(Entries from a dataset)
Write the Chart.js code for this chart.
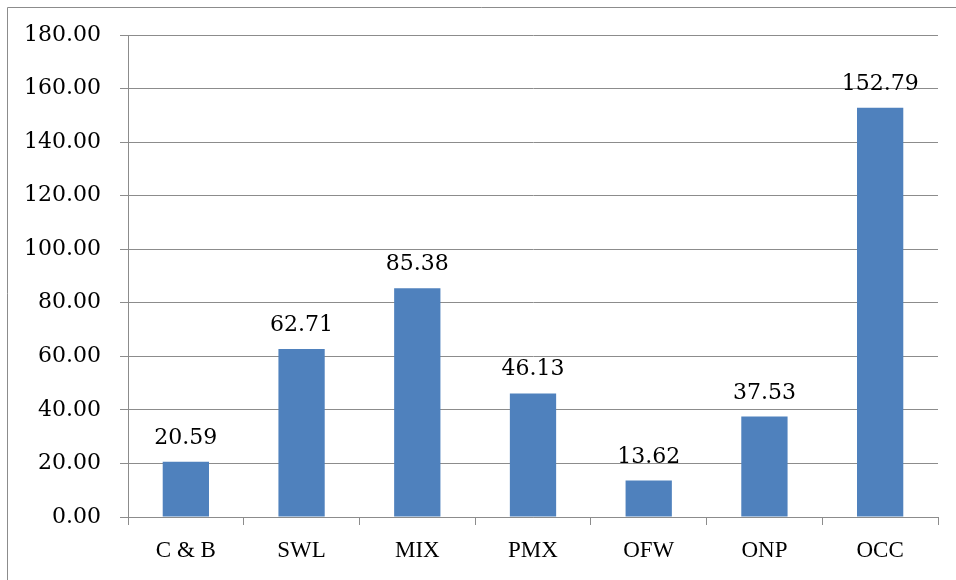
<!DOCTYPE html>
<html><head><meta charset="utf-8">
<script src="https://cdn.jsdelivr.net/npm/chart.js@4/dist/chart.umd.min.js"></script>
<style>html,body{margin:0;padding:0;background:#fff}canvas{display:block}</style>
</head><body>
<canvas id="c" width="956" height="580"></canvas>
<script>
const categories = ['C & B', 'SWL', 'MIX', 'PMX', 'OFW', 'ONP', 'OCC'];
const values = [20.59, 62.71, 85.38, 46.13, 13.62, 37.53, 152.79];
const yMin = 0, yMax = 180, yStep = 20;

const framePlugin = {
  id: 'frame',
  beforeDraw(chart) {
    const ctx = chart.ctx;
    ctx.save();
    ctx.strokeStyle = '#8c8c8c';
    ctx.lineWidth = 1;
    ctx.beginPath();
    ctx.moveTo(7.5, 580);
    ctx.lineTo(7.5, 7.5);
    ctx.lineTo(956, 7.5);
    ctx.stroke();
    ctx.restore();
  }
};
const labelPlugin = {
  id: 'vlabels',
  afterDatasetsDraw(chart) {
    const ctx = chart.ctx;
    const meta = chart.getDatasetMeta(0);
    ctx.save();
    ctx.font = '22px "DejaVu Serif"';
    ctx.fillStyle = '#000';
    ctx.textAlign = 'center';
    ctx.textBaseline = 'alphabetic';
    meta.data.forEach((bar, i) => {
      ctx.fillText(values[i].toFixed(2), bar.x, bar.y - 18);
    });
    ctx.restore();
  }
};

new Chart(document.getElementById('c'), {
  type: 'bar',
  data: {
    labels: categories,
    datasets: [{
      data: values,
      backgroundColor: '#4F81BD',
      borderWidth: 0,
      barPercentage: 0.4,
      categoryPercentage: 1.0
    }]
  },
  options: {
    responsive: false,
    animation: false,
    devicePixelRatio: 1,
    layout: { padding: { top: 35, right: 18, bottom: 0, left: 0 } },
    plugins: { legend: { display: false }, tooltip: { enabled: false } },
    scales: {
      x: {
        afterFit(s) { s.height = 63; },
        grid: { display: true, offset: true, drawOnChartArea: false, color: '#8c8c8c', tickLength: 8 },
        border: { color: '#8c8c8c' },
        ticks: { color: '#000', font: { family: '"Liberation Serif"', size: 23 }, padding: 12, maxRotation: 0 }
      },
      y: {
        min: yMin, max: yMax,
        afterFit(s) { s.width = 128; },
        grid: { color: '#8c8c8c', tickLength: 8 },
        border: { color: '#8c8c8c' },
        ticks: {
          stepSize: yStep,
          color: '#000',
          font: { family: '"DejaVu Serif"', size: 22 },
          padding: 19,
          callback: v => Number(v).toFixed(2)
        }
      }
    }
  },
  plugins: [framePlugin, labelPlugin]
});
</script>
</body></html>
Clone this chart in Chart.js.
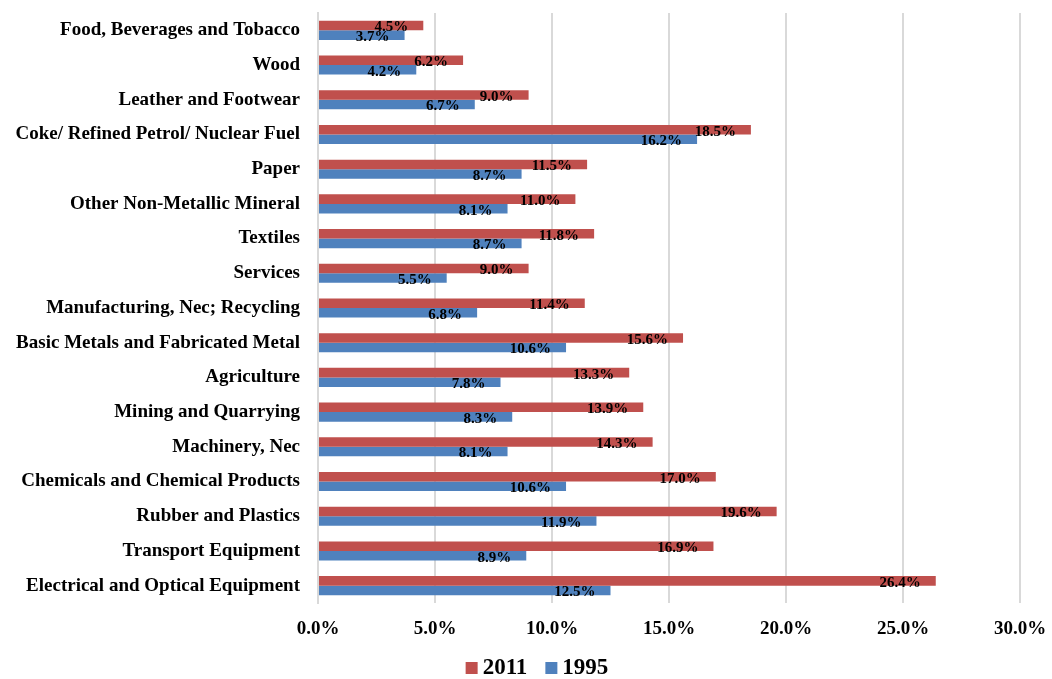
<!DOCTYPE html>
<html>
<head>
<meta charset="utf-8">
<script src="https://cdn.jsdelivr.net/npm/chart.js@4/dist/chart.umd.min.js"></script>
<style>
  html, body { margin: 0; padding: 0; background: #fff; }
  #wrap { width: 1052px; height: 679px; }
</style>
</head>
<body>
<div id="wrap"><canvas id="bar-chart"></canvas></div>
<script>
// sectors, top to bottom
var sectors = [
    "Food, Beverages and Tobacco",
    "Wood",
    "Leather and Footwear",
    "Coke/ Refined Petrol/ Nuclear Fuel",
    "Paper",
    "Other Non-Metallic Mineral",
    "Textiles",
    "Services",
    "Manufacturing, Nec; Recycling",
    "Basic Metals and Fabricated Metal",
    "Agriculture",
    "Mining and Quarrying",
    "Machinery, Nec",
    "Chemicals and Chemical Products",
    "Rubber and Plastics",
    "Transport Equipment",
    "Electrical and Optical Equipment"
];

// shares in percent
var share2011 = [4.5, 6.2, 9.0, 18.5, 11.5, 11.0, 11.8, 9.0, 11.4, 15.6, 13.3, 13.9, 14.3, 17.0, 19.6, 16.9, 26.4];
var share1995 = [3.7, 4.2, 6.7, 16.2, 8.7, 8.1, 8.7, 5.5, 6.8, 10.6, 7.8, 8.3, 8.1, 10.6, 11.9, 8.9, 12.5];

var xTicks = [0, 5, 10, 15, 20, 25, 30];

var FONT = "'Liberation Serif', serif";

// value labels at the end of each bar
var barLabels = {
    id: 'barLabels',
    afterDatasetsDraw: function (chart) {
        var ctx = chart.ctx;
        ctx.save();
        ctx.font = "bold 15px " + FONT;
        ctx.fillStyle = "#000";
        ctx.textAlign = "right";
        ctx.textBaseline = "middle";
        chart.data.datasets.forEach(function (ds, i) {
            var meta = chart.getDatasetMeta(i);
            meta.data.forEach(function (bar, j) {
                ctx.fillText(ds.data[j].toFixed(1) + "%", bar.x - 15, bar.y + 2);
            });
        });
        ctx.restore();
    }
};

// legend row under the axis: square swatch + year
var bottomLegend = {
    id: 'bottomLegend',
    afterDraw: function (chart) {
        var ctx = chart.ctx;
        var sets = chart.data.datasets;
        var box = 12, gap = 5, spacing = 18;
        ctx.save();
        ctx.font = "bold 23px " + FONT;
        ctx.textBaseline = "middle";
        ctx.textAlign = "left";
        var total = 0;
        sets.forEach(function (ds, i) {
            total += box + gap + ctx.measureText(ds.label).width;
            if (i < sets.length - 1) total += spacing;
        });
        var x = 537 - total / 2;
        var y = 668;
        sets.forEach(function (ds) {
            ctx.fillStyle = ds.backgroundColor;
            ctx.fillRect(x, y - box / 2, box, box);
            x += box + gap;
            ctx.fillStyle = "#000";
            ctx.fillText(ds.label, x, y);
            x += ctx.measureText(ds.label).width + spacing;
        });
        ctx.restore();
    }
};

const databar = {
    labels: sectors,
    datasets: [{
        label: "2011",
        data: share2011,
        backgroundColor: "#C0504D"
    }, {
        label: "1995",
        data: share1995,
        backgroundColor: "#4F81BD"
    }]
};

const configbar = {
    type: 'bar',
    data: databar,
    options: {
        indexAxis: 'y',
        responsive: true,
        maintainAspectRatio: false,
        animation: false,
        datasets: {
            bar: {
                categoryPercentage: 0.55,
                barPercentage: 1.0
            }
        },
        layout: {
            padding: { left: 0, right: 32, top: 13, bottom: 36 }
        },
        scales: {
            x: {
                min: 0,
                max: 30,
                afterBuildTicks: function (scale) {
                    scale.ticks = xTicks.map(function (v) { return { value: v }; });
                },
                afterFit: function (scale) {
                    scale.height = 40;
                    scale.paddingLeft = 0;
                    scale.paddingRight = 0;
                },
                ticks: {
                    color: "#000",
                    padding: 15,
                    maxRotation: 0,
                    font: { family: FONT, size: 19, weight: 'bold' },
                    callback: function (v) { return v.toFixed(1) + "%"; }
                },
                grid: {
                    color: "#D9D9D9",
                    lineWidth: 2,
                    drawTicks: false
                },
                border: { display: false }
            },
            y: {
                afterFit: function (scale) {
                    scale.width = 318;
                    scale.paddingTop = 0;
                    scale.paddingBottom = 0;
                },
                ticks: {
                    color: "#000",
                    padding: 18,
                    font: { family: FONT, size: 19, weight: 'bold' }
                },
                grid: { display: false, drawTicks: false },
                border: { color: "#D9D9D9", width: 2 }
            }
        },
        plugins: {
            legend: { display: false },
            tooltip: { enabled: false }
        }
    },
    plugins: [barLabels, bottomLegend]
};

const myChart1 = new Chart(document.getElementById('bar-chart'), configbar);
</script>
</body>
</html>
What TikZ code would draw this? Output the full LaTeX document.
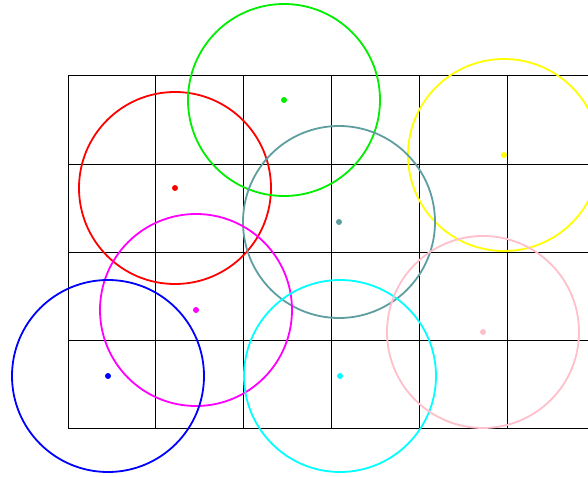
\documentclass[tikz,border=0pt]{standalone}
\usetikzlibrary{calc}
\definecolor{cteal}{HTML}{5F9EA0}
\definecolor{cpink}{HTML}{FFC0CB}
\definecolor{cgreen}{HTML}{00EE00}
\definecolor{cyellow}{HTML}{FFFF00}
\definecolor{cmag}{HTML}{FF00FF}
\definecolor{ccyan}{HTML}{00FFFF}
\definecolor{cblue}{HTML}{0000FF}
\definecolor{cred}{HTML}{FF0000}
\tikzset{
  gridline/.style={draw=black, line width=1pt},
  ring/.style={circle, draw=#1, line width=1.8pt, minimum size=192pt, inner sep=0pt},
  dot/.style={circle, fill=#1, minimum size=6pt, inner sep=0pt},
}
\begin{document}
\begin{tikzpicture}[x=1pt,y=-1pt]
\useasboundingbox (0,0) rectangle (588,476);
\fill[white] (0,0) rectangle (588,476);
% grid
\foreach \x in {68,155,243,331,419,507}
  \draw[gridline] (\x,76) -- (\x,428);
\foreach \y in {76,164,252,340,428}
  \draw[gridline] (68,\y) -- (588,\y);
% circles
\foreach \n/\c/\x/\y in {r/cred/175/188, g/cgreen/284/100, y/cyellow/504/155, t/cteal/339/222, m/cmag/196/310, b/cblue/108/376, c/ccyan/340/376, p/cpink/483/332}{
  \node[ring=\c] (ring\n) at (\x,\y) {};
  \node[dot=\c] (dot\n) at (\x,\y) {};
}
\end{tikzpicture}
\end{document}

• [TASK TO COMPLETE] Find the word "code" in the data and show each line that holds it.

• [PROBLEM SOLUTION]
Write the Chart.js code for this chart.
What TikZ code would draw this? Output the full LaTeX document.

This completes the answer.